— START —

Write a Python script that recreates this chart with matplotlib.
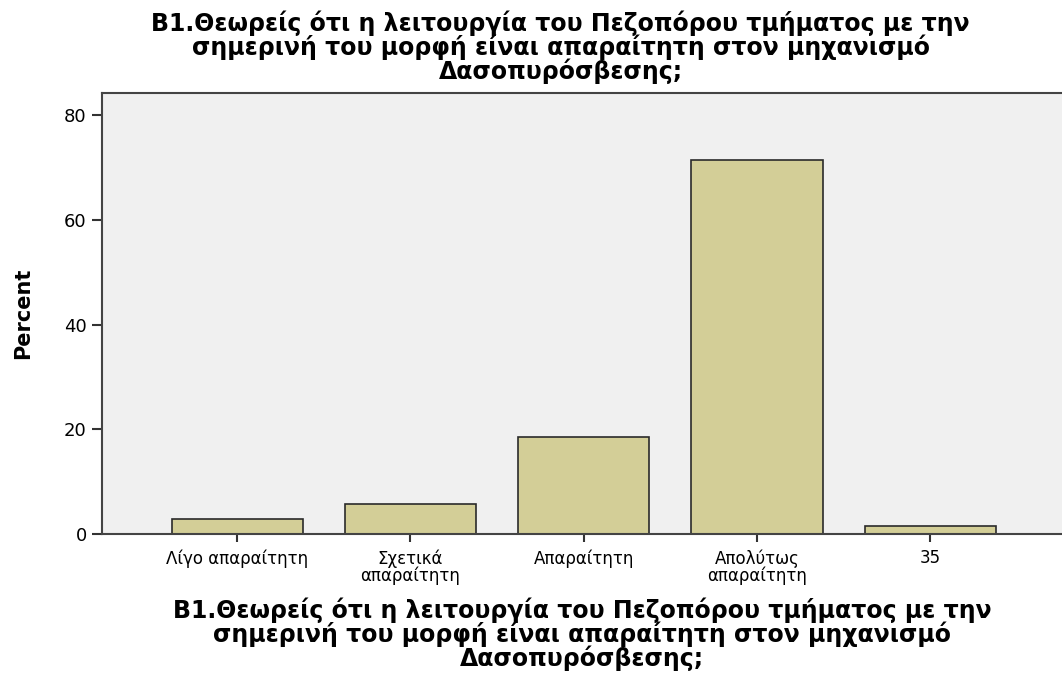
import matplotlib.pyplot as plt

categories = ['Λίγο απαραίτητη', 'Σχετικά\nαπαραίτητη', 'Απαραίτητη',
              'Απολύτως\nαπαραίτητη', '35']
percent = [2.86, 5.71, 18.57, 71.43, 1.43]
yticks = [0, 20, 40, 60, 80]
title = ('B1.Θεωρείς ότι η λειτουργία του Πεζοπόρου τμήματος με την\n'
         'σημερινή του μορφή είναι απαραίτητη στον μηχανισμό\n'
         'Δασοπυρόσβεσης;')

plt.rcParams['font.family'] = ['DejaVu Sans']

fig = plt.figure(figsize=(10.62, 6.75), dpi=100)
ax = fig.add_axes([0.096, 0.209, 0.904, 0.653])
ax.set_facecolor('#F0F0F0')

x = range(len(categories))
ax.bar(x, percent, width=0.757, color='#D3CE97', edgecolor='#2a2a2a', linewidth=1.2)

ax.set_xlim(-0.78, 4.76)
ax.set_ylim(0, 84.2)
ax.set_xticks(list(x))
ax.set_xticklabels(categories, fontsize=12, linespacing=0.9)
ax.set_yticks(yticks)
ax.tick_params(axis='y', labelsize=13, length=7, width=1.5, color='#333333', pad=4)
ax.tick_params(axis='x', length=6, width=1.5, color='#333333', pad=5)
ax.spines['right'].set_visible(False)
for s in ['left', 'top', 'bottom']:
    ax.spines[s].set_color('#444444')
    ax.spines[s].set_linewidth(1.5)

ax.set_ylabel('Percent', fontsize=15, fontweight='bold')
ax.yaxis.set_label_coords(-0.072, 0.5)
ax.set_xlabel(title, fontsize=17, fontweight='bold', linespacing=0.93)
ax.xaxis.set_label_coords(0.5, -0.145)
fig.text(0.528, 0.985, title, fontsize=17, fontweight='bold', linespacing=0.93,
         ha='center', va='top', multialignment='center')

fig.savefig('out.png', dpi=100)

— END —

> [Description of the task]
Each line above is to be copied verbatim. Drop any image from the copy.

> [Completed exercise]
Write a Python script that recreates this chart with matplotlib.
import matplotlib.pyplot as plt

categories = ['Λίγο απαραίτητη', 'Σχετικά\nαπαραίτητη', 'Απαραίτητη',
              'Απολύτως\nαπαραίτητη', '35']
percent = [2.86, 5.71, 18.57, 71.43, 1.43]
yticks = [0, 20, 40, 60, 80]
title = ('B1.Θεωρείς ότι η λειτουργία του Πεζοπόρου τμήματος με την\n'
         'σημερινή του μορφή είναι απαραίτητη στον μηχανισμό\n'
         'Δασοπυρόσβεσης;')

plt.rcParams['font.family'] = ['DejaVu Sans']

fig = plt.figure(figsize=(10.62, 6.75), dpi=100)
ax = fig.add_axes([0.096, 0.209, 0.904, 0.653])
ax.set_facecolor('#F0F0F0')

x = range(len(categories))
ax.bar(x, percent, width=0.757, color='#D3CE97', edgecolor='#2a2a2a', linewidth=1.2)

ax.set_xlim(-0.78, 4.76)
ax.set_ylim(0, 84.2)
ax.set_xticks(list(x))
ax.set_xticklabels(categories, fontsize=12, linespacing=0.9)
ax.set_yticks(yticks)
ax.tick_params(axis='y', labelsize=13, length=7, width=1.5, color='#333333', pad=4)
ax.tick_params(axis='x', length=6, width=1.5, color='#333333', pad=5)
ax.spines['right'].set_visible(False)
for s in ['left', 'top', 'bottom']:
    ax.spines[s].set_color('#444444')
    ax.spines[s].set_linewidth(1.5)

ax.set_ylabel('Percent', fontsize=15, fontweight='bold')
ax.yaxis.set_label_coords(-0.072, 0.5)
ax.set_xlabel(title, fontsize=17, fontweight='bold', linespacing=0.93)
ax.xaxis.set_label_coords(0.5, -0.145)
fig.text(0.528, 0.985, title, fontsize=17, fontweight='bold', linespacing=0.93,
         ha='center', va='top', multialignment='center')

fig.savefig('out.png', dpi=100)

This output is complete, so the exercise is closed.